Original topic: 搭建tidb备库,先pitr恢复,再用cdc同步增量数据异常
[TiDB Usage Environment] Production Environment
[TiDB Version] v7.1.3
[Reproduction Path]
Preparing to set up a TiDB standby database, considering that in previous versions, creating CDC with high latency would likely cause CDC to fail to start, so this time we adopted the following strategy:
-
Deploy BR log incremental backup on the primary database
-
Perform a full database backup on the primary database
-
Perform PITR full database + incremental recovery on the standby database, and subsequently performed multiple PITR incremental recoveries, all showing successful recovery without any anomalies
-
Establish CDC on the primary database to synchronize incremental data to the standby database
-
Various errors occurred after establishing CDC
-
Continued PITR incremental recovery, which was still successful.
[Encountered Issues: Problem Phenomenon and Impact]
Especially the error mentioning primary key conflict in WIND_TB_OBJECT_6489_OPLOG. This table doesn’t even have a primary key, only a few regular indexes, and it’s a partitioned table.
I see that the error is “duplicate entry,” which means there are duplicate values. Although it mentions “primary” later, it might just be a manifestation of the error. TiCDC best practices require tables to have effective indexes, which are essentially primary keys or unique indexes. Is it possible that your table has duplicate data because it lacks a primary key? You can group by all columns to check if there are any duplicate values.
TiCDC Overview | PingCAP Documentation Center
TiDB has an implicit primary key, right? Is it rowid?
Is it true that CDC does not obtain the initial synchronization position of the primary database?
This table is a partitioned table, a log record table, without primary keys and unique indexes. CDC synchronization has enabled force-replicate to support the synchronization of tables without primary keys and unique indexes.
This shouldn’t be the case. TSO is set based on the output of restore-to when the downstream recovery is successful.
What is the tidb_rowid after the downstream cluster is restored?
You can check by executing the SQL: show table test.t next_row_id;
There will be issues without a primary key, _tidb_rowid might be duplicated. The data accuracy cannot be guaranteed either.
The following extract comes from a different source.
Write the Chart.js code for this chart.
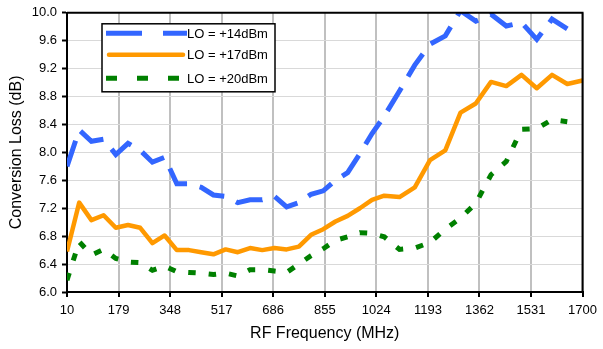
<!DOCTYPE html>
<html lang="en">
<head>
<meta charset="UTF-8">
<title>Conversion Loss vs RF Frequency</title>
<style>
    body {
        margin: 0;
        padding: 0;
        background-color: #fff;
    }

    #lossChart {
        display: block;
    }
</style>
</head>
<body>
<canvas id="lossChart" width="603" height="349"></canvas>
<script src="https://cdn.jsdelivr.net/npm/chart.js"></script>
<script>
    // RF frequency points (MHz)
    const rfFreq = [10, 50, 90, 130, 170, 210, 250, 290, 330, 370, 410, 450, 490, 530, 570, 610, 650, 690, 730, 770,
        810, 850, 890, 930, 970, 1010, 1050, 1100, 1150, 1200, 1250, 1300, 1350, 1400, 1450, 1500, 1550, 1600, 1650, 1700];

    // conversion loss (dB) for each LO drive level
    const lossLo14 = [7.80, 8.32, 8.16, 8.19, 7.97, 8.13, 8.03, 7.86, 7.93, 7.55, 7.55, 7.50, 7.39, 7.37, 7.28, 7.32, 7.32, 7.37, 7.22, 7.28,
        7.40, 7.45, 7.60, 7.71, 7.98, 8.27, 8.52, 8.88, 9.25, 9.55, 9.67, 10.03, 9.88, 9.98, 9.81, 9.86, 9.62, 9.91, 9.77];
    const lossLo17 = [6.58, 7.28, 7.03, 7.10, 6.92, 6.96, 6.92, 6.70, 6.81, 6.60, 6.60, 6.57, 6.54, 6.61, 6.57, 6.63, 6.60, 6.63, 6.61, 6.65,
        6.82, 6.90, 7.01, 7.09, 7.20, 7.32, 7.38, 7.36, 7.50, 7.89, 8.03, 8.57, 8.70, 9.01, 8.95, 9.11, 8.92, 9.11, 8.98, 9.03];
    const lossLo20 = [6.17, 6.72, 6.53, 6.61, 6.48, 6.43, 6.42, 6.31, 6.37, 6.29, 6.28, 6.27, 6.25, 6.27, 6.23, 6.32, 6.32, 6.30, 6.28, 6.40,
        6.52, 6.62, 6.74, 6.79, 6.85, 6.84, 6.79, 6.61, 6.63, 6.71, 6.90, 7.06, 7.27, 7.68, 7.87, 8.33, 8.34, 8.47, 8.44];

    const seriesNames = ['LO = +14dBm', 'LO = +17dBm', 'LO = +20dBm'];
    const xTicks = [10, 179, 348, 517, 686, 855, 1024, 1193, 1362, 1531, 1700];

    const FONT = '"Liberation Sans", Arial, sans-serif';

    function toPoints(values) {
        return values.map((v, i) => ({x: rfFreq[i], y: v}));
    }

    // black frame on the top and right of the plot area
    const plotFrame = {
        id: 'plotFrame',
        afterDatasetsDraw(chart) {
            const {ctx, chartArea} = chart;
            ctx.save();
            ctx.strokeStyle = '#000';
            ctx.lineWidth = 2;
            ctx.beginPath();
            ctx.moveTo(chartArea.left, chartArea.top);
            ctx.lineTo(chartArea.right, chartArea.top);
            ctx.lineTo(chartArea.right, chartArea.bottom);
            ctx.stroke();
            ctx.restore();
        }
    };

    // legend box drawn inside the plot, upper left
    const boxLegend = {
        id: 'boxLegend',
        afterDraw(chart) {
            const {ctx, chartArea} = chart;
            const x0 = chartArea.left + 35;
            const y0 = chartArea.top + 11;
            const rows = [9.5, 31, 54.5];
            ctx.save();
            ctx.fillStyle = '#fff';
            ctx.fillRect(x0, y0, 173, 68);
            ctx.strokeStyle = '#000';
            ctx.lineWidth = 1.5;
            ctx.strokeRect(x0, y0, 173, 68);

            chart.data.datasets.forEach((ds, i) => {
                const y = y0 + rows[i];
                ctx.beginPath();
                ctx.strokeStyle = ds.borderColor;
                ctx.lineWidth = ds.borderWidth;
                ctx.lineCap = ds.legendCap;
                ctx.setLineDash(ds.legendDash);
                ctx.moveTo(x0 + ds.legendFrom, y);
                ctx.lineTo(x0 + ds.legendTo, y);
                ctx.stroke();
                ctx.setLineDash([]);

                ctx.fillStyle = '#000';
                ctx.font = '13px ' + FONT;
                ctx.textBaseline = 'middle';
                ctx.fillText(ds.label, x0 + 85, y + 1);
            });
            ctx.restore();
        }
    };

    new Chart(document.getElementById('lossChart'), {
        type: 'line',
        data: {
            datasets: [
                {
                    label: seriesNames[0],
                    data: toPoints(lossLo14),
                    borderColor: '#3366ff',
                    borderWidth: 5,
                    borderDash: [27, 13],
                    legendDash: [36, 21],
                    legendCap: 'butt',
                    legendFrom: 4,
                    legendTo: 85
                },
                {
                    label: seriesNames[1],
                    data: toPoints(lossLo17),
                    borderColor: '#ff9900',
                    borderWidth: 4.5,
                    borderJoinStyle: 'round',
                    legendDash: [],
                    legendCap: 'round',
                    legendFrom: 7,
                    legendTo: 81
                },
                {
                    label: seriesNames[2],
                    data: toPoints(lossLo20),
                    borderColor: '#008000',
                    borderWidth: 5,
                    borderDash: [7.5, 13],
                    legendDash: [11, 20],
                    legendCap: 'butt',
                    legendFrom: 4,
                    legendTo: 85
                }
            ]
        },
        options: {
            responsive: false,
            animation: false,
            clip: 0,
            elements: {
                point: {radius: 0},
                line: {tension: 0, fill: false}
            },
            layout: {
                padding: {top: 12, right: 16, left: 0, bottom: 0}
            },
            plugins: {
                legend: {display: false},
                tooltip: {enabled: false}
            },
            scales: {
                x: {
                    type: 'linear',
                    min: 10,
                    max: 1700,
                    afterBuildTicks: scale => {
                        scale.ticks = xTicks.map(v => ({value: v}));
                    },
                    afterFit: scale => {
                        scale.height = 57;
                    },
                    ticks: {
                        color: '#000',
                        font: {family: FONT, size: 13},
                        padding: 6,
                        maxRotation: 0,
                        callback: v => String(v)
                    },
                    grid: {
                        color: '#c0c0c0',
                        lineWidth: 2,
                        tickLength: 5,
                        tickColor: '#000',
                        tickWidth: 2
                    },
                    border: {color: '#000', width: 2},
                    title: {
                        display: true,
                        text: 'RF Frequency (MHz)',
                        color: '#000',
                        font: {family: FONT, size: 16},
                        padding: {top: 6, bottom: 6}
                    }
                },
                y: {
                    min: 6,
                    max: 10,
                    ticks: {
                        stepSize: 0.4,
                        color: '#000',
                        font: {family: FONT, size: 13},
                        padding: 5,
                        callback: v => v.toFixed(1)
                    },
                    afterFit: scale => {
                        scale.width = 67;
                    },
                    grid: {
                        color: '#d9d9d9',
                        lineWidth: 1,
                        tickLength: 5,
                        tickColor: '#000',
                        tickWidth: 2
                    },
                    border: {color: '#000', width: 2},
                    title: {
                        display: true,
                        text: 'Conversion Loss (dB)',
                        color: '#000',
                        font: {family: FONT, size: 16},
                        padding: {top: 7, bottom: 7}
                    }
                }
            }
        },
        plugins: [plotFrame, boxLegend]
    });
</script>
</body>
</html>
This return value is consistent between the primary and standby databases: 958148143. It seems a bit far from the primary key error mentioned above.
Can you see the erroneous DML statement in the CDC log? Is it an insert or an update?
I didn’t see it in the logs, but for this table, we only have insert operations, no updates or deletions.
Could you briefly describe the schema and the corresponding recovery steps? We will try to reproduce it.
- All component versions are 7.1.3 by default.

- Table structure (without primary key and unique index) and insert statements.

- Steps to set up upstream and downstream clusters?
- The article describes multiple recoveries, so what are the respective time points for selecting the log backups?
The error message says that Primary has nothing to do with rowid, right?
Hello, I would like to confirm again, when creating a changefeed, is the procedure to first stop PITR, and then use the restore-to time of PITR as the startTs for the changefeed?
@porpoiselxj Hello! Could you help organize a complete minimal reproducible example? For instance, including table creation, data import, etc. If we can reproduce this issue internally, we might be able to identify the root cause more quickly.